Exercise.
A single run of lines is to be printed exactly: starting at the line with "Clone this chart" and ending at the line with "import * as", both included. Leave the pictures out.

Records provided.

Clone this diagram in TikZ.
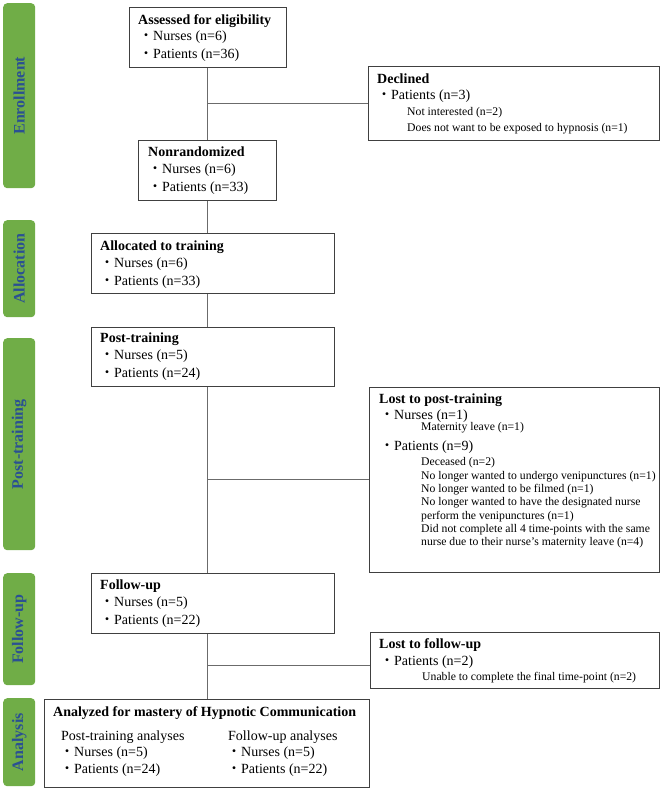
\documentclass[tikz,border=0pt]{standalone}
\usepackage{fontspec}
\setmainfont{Liberation Serif}
\newfontfamily\cjk{Noto Sans CJK JP}
\newcommand\bul{{\cjk ・}}
\definecolor{labgreen}{HTML}{70AD47}
\definecolor{labblue}{HTML}{2A5093}
\definecolor{boxgray}{HTML}{404040}
\definecolor{conngray}{HTML}{6B6B6B}
\tikzset{
  box/.style={draw=boxgray, line width=0.9pt, inner sep=0pt, anchor=north west},
  conn/.style={draw=conngray, line width=0.9pt},
  lab/.style={fill=labgreen, rounded corners=4pt, inner sep=0pt, anchor=north west, minimum width=32pt},
  labtxt/.style={rotate=90, text=labblue, font=\fontsize{16}{19}\selectfont\bfseries, inner sep=0pt},
  txt/.style={anchor=west, inner sep=0pt, text height=10pt, text depth=3pt, font=\fontsize{14}{17}\selectfont},
  hd/.style={txt, font=\fontsize{14}{17}\selectfont\bfseries},
  sm/.style={anchor=west, inner sep=0pt, text height=8.4pt, text depth=2.5pt, font=\fontsize{11.7}{14}\selectfont}
}
\begin{document}
\begin{tikzpicture}[x=1pt, y=-1pt]
\useasboundingbox (0,0) rectangle (662,789);

% phase labels
\node[lab, minimum height=185pt] (lenr) at (3,3) {};
\node[labtxt] at (lenr.center) {Enrollment};
\node[lab, minimum height=97pt] (lall) at (3,220) {};
\node[labtxt] at (lall.center) {Allocation};
\node[lab, minimum height=212pt] (lpost) at (3,338) {};
\node[labtxt] at (lpost.center) {Post-training};
\node[lab, minimum height=112pt] (lfu) at (3,573) {};
\node[labtxt] at (lfu.center) {Follow-up};
\node[lab, minimum height=88pt] (lan) at (3,698) {};
\node[labtxt] at (lan.center) {Analysis};

% boxes
\node[box, minimum width=157pt, minimum height=60pt] (assess) at (129,7) {};
\node[box, minimum width=138pt, minimum height=60pt] (nonrand) at (138,140) {};
\node[box, minimum width=291pt, minimum height=74pt] (declined) at (368,66) {};
\node[box, minimum width=243pt, minimum height=60pt] (alloc) at (91,233) {};
\node[box, minimum width=243pt, minimum height=59pt] (post) at (91,327) {};
\node[box, minimum width=290pt, minimum height=185pt] (lostpost) at (369,387) {};
\node[box, minimum width=243pt, minimum height=60pt] (follow) at (91,573) {};
\node[box, minimum width=289pt, minimum height=56pt] (lostfu) at (370,632) {};
\node[box, minimum width=325pt, minimum height=88pt] (analysis) at (44,699) {};

% connectors
\coordinate (sp) at (207,0);
\coordinate (j1) at (207,103);
\coordinate (j2) at (207,479);
\coordinate (j3) at (207,665);
\draw[conn] (assess.south -| sp) -- (nonrand.north -| sp);
\draw[conn] (j1) -- (declined.west |- j1);
\draw[conn] (nonrand.south -| sp) -- (alloc.north -| sp);
\draw[conn] (alloc.south -| sp) -- (post.north -| sp);
\draw[conn] (post.south -| sp) -- (follow.north -| sp);
\draw[conn] (j2) -- (lostpost.west |- j2);
\draw[conn] (follow.south -| sp) -- (analysis.north -| sp);
\draw[conn] (j3) -- (lostfu.west |- j3);

% texts: assessed
\node[hd] (t1) at (138,21) {Assessed for eligibility};
\node[txt] (t2) at (139,37) {\bul Nurses (n=6)};
\node[txt] (t3) at (139,55) {\bul Patients (n=36)};
% nonrandomized
\node[hd] (t4) at (148,153) {Nonrandomized};
\node[txt] (t5) at (148,170) {\bul Nurses (n=6)};
\node[txt] (t6) at (148,188) {\bul Patients (n=33)};
% declined
\node[hd] (t7) at (377,80) {Declined};
\node[txt] (t8) at (377,96) {\bul Patients (n=3)};
\node[sm] (t9) at (407,113) {Not interested (n=2)};
\node[sm] (t10) at (407,129) {Does not want to be exposed to hypnosis (n=1)};
% allocated
\node[hd] (t11) at (100,247) {Allocated to training};
\node[txt] (t12) at (100,264) {\bul Nurses (n=6)};
\node[txt] (t13) at (100,282) {\bul Patients (n=33)};
% post-training
\node[hd] (t14) at (100,339) {Post-training};
\node[txt] (t15) at (100,356) {\bul Nurses (n=5)};
\node[txt] (t16) at (100,374) {\bul Patients (n=24)};
% lost to post-training
\node[hd] (t17) at (379,400) {Lost to post-training};
\node[txt] (t18) at (380,416) {\bul Nurses (n=1)};
\node[sm] (t19) at (421,428) {Maternity leave (n=1)};
\node[txt] (t20) at (380,447) {\bul Patients (n=9)};
\node[sm] (t21) at (421,463) {Deceased (n=2)};
\node[sm] (t22) at (421,476.3) {No longer wanted to undergo venipunctures (n=1)};
\node[sm] (t23) at (421,489.7) {No longer wanted to be filmed (n=1)};
\node[sm] (t24) at (421,503) {No longer wanted to have the designated nurse};
\node[sm] (t25) at (421,516.3) {perform the venipunctures (n=1)};
\node[sm] (t26) at (421,529.7) {Did not complete all 4 time-points with the same};
\node[sm] (t27) at (421,543) {nurse due to their nurse’s maternity leave (n=4)};
% follow-up
\node[hd] (t28) at (100,586) {Follow-up};
\node[txt] (t29) at (100,603) {\bul Nurses (n=5)};
\node[txt] (t30) at (100,621) {\bul Patients (n=22)};
% lost to follow-up
\node[hd] (t31) at (379,645) {Lost to follow-up};
\node[txt] (t32) at (380,662) {\bul Patients (n=2)};
\node[sm] (t33) at (422,678) {Unable to complete the final time-point (n=2)};
% analysis
\node[hd] (t34) at (53,713) {Analyzed for mastery of Hypnotic Communication};
\node[txt] (t35) at (61,737) {Post-training analyses};
\node[txt] (t36) at (60,753) {\bul Nurses (n=5)};
\node[txt] (t37) at (60,770) {\bul Patients (n=24)};
\node[txt] (t38) at (228,737) {Follow-up analyses};
\node[txt] (t39) at (227,753) {\bul Nurses (n=5)};
\node[txt] (t40) at (227,770) {\bul Patients (n=22)};
\end{tikzpicture}
\end{document}
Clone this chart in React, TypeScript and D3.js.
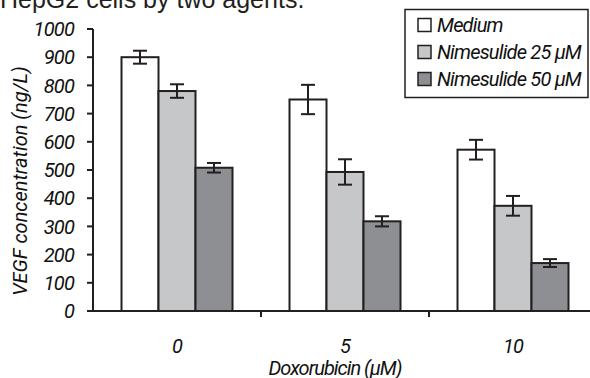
import React from "react";
import * as d3 from "d3";

const categories = ["0", "5", "10"];
const seriesNames = ["Medium", "Nimesulide 25 µM", "Nimesulide 50 µM"];
const medium = [900, 750, 572];
const nim25 = [780, 493, 373];
const nim50 = [508, 318, 170];
const mediumErr = [23, 52, 35];
const nim25Err = [24, 45, 35];
const nim50Err = [17, 18, 14];
const yTicks = [0, 100, 200, 300, 400, 500, 600, 700, 800, 900, 1000];
const fills = ["#ffffff", "#c6c7c9", "#8e8f93"];

const W = 590, H = 378;
const FONT = "Roboto, 'Liberation Sans', sans-serif";
const INK = "#231f20";
const FS = 20;
const LS = -0.8;

export default function App() {
  const x0 = d3.scaleBand<string>().domain(categories).range([93, 597]).paddingInner(0).paddingOuter(0);
  const x1 = d3.scaleBand<string>().domain(seriesNames).range([0, 111]).padding(0);
  const y = d3.scaleLinear().domain([0, 1000]).range([311, 29]);
  const values = [medium, nim25, nim50];
  const errs = [mediumErr, nim25Err, nim50Err];
  const groupOffset = (x0.bandwidth() - 111) / 2;

  const txt = { fontFamily: FONT, fontStyle: "italic" as const, fontSize: FS, fill: "#111", letterSpacing: LS };

  return (
    <svg width={W} height={H} style={{ position: "absolute", left: 0, top: 0, background: "#fff" }}>
      <text x={0} y={8} fontFamily="'Liberation Sans', Arial, sans-serif" fontSize={25} fill={INK}>
        HepG2 cells by two agents.
      </text>
      {categories.map((c, ci) => (
        <g key={c} transform={`translate(${x0(c)! + groupOffset},0)`}>
          {seriesNames.map((s, si) => {
            const v = values[si][ci];
            const e = errs[si][ci];
            const bx = x1(s)!;
            const bw = x1.bandwidth();
            const cx = bx + bw / 2;
            return (
              <g key={s}>
                <rect x={bx} y={y(v)} width={bw} height={y(0) - y(v)} fill={fills[si]} stroke={INK} strokeWidth={2} />
                <line x1={cx} x2={cx} y1={y(v + e)} y2={y(v - e)} stroke={INK} strokeWidth={2} />
                <line x1={cx - 7} x2={cx + 7} y1={y(v + e)} y2={y(v + e)} stroke={INK} strokeWidth={2} />
                <line x1={cx - 7} x2={cx + 7} y1={y(v - e)} y2={y(v - e)} stroke={INK} strokeWidth={2} />
              </g>
            );
          })}
        </g>
      ))}
      <line x1={93} x2={93} y1={y(1000)} y2={y(0)} stroke={INK} strokeWidth={2} />
      {yTicks.map((t) => (
        <g key={t}>
          <line x1={87} x2={93} y1={y(t)} y2={y(t)} stroke={INK} strokeWidth={2} />
          <text x={74} y={y(t)} dy="0.36em" textAnchor="end" {...txt}>
            {t}
          </text>
        </g>
      ))}
      <line x1={92} x2={W} y1={y(0)} y2={y(0)} stroke={INK} strokeWidth={2} />
      {categories.slice(1).map((c) => (
        <line key={c} x1={x0(c)!} x2={x0(c)!} y1={y(0)} y2={y(0) + 6} stroke={INK} strokeWidth={2} />
      ))}
      {categories.map((c) => (
        <text key={c} x={x0(c)! + x0.bandwidth() / 2} y={353} textAnchor="middle" {...txt}>
          {c}
        </text>
      ))}
      <text x={335} y={375} textAnchor="middle" {...txt} letterSpacing={-1}>
        Doxorubicin (µM)
      </text>
      <text transform={`translate(27,181) rotate(-90)`} textAnchor="middle" {...txt} fontSize={20} letterSpacing={0}>
        VEGF concentration (ng/L)
      </text>
      <rect x={405} y={9.5} width={183} height={88} fill="#fff" stroke={INK} strokeWidth={1.5} />
      {seriesNames.map((s, i) => {
        const cy = 25 + i * 27;
        return (
          <g key={s}>
            <rect x={418} y={cy - 6.5} width={13} height={13} fill={fills[i]} stroke={INK} strokeWidth={1.5} />
            <text x={437} y={cy} dy="0.36em" {...txt}>
              {s}
            </text>
          </g>
        );
      })}
    </svg>
  );
}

Full solution.
Clone this chart in React, TypeScript and D3.js.
import React from "react";
import * as d3 from "d3";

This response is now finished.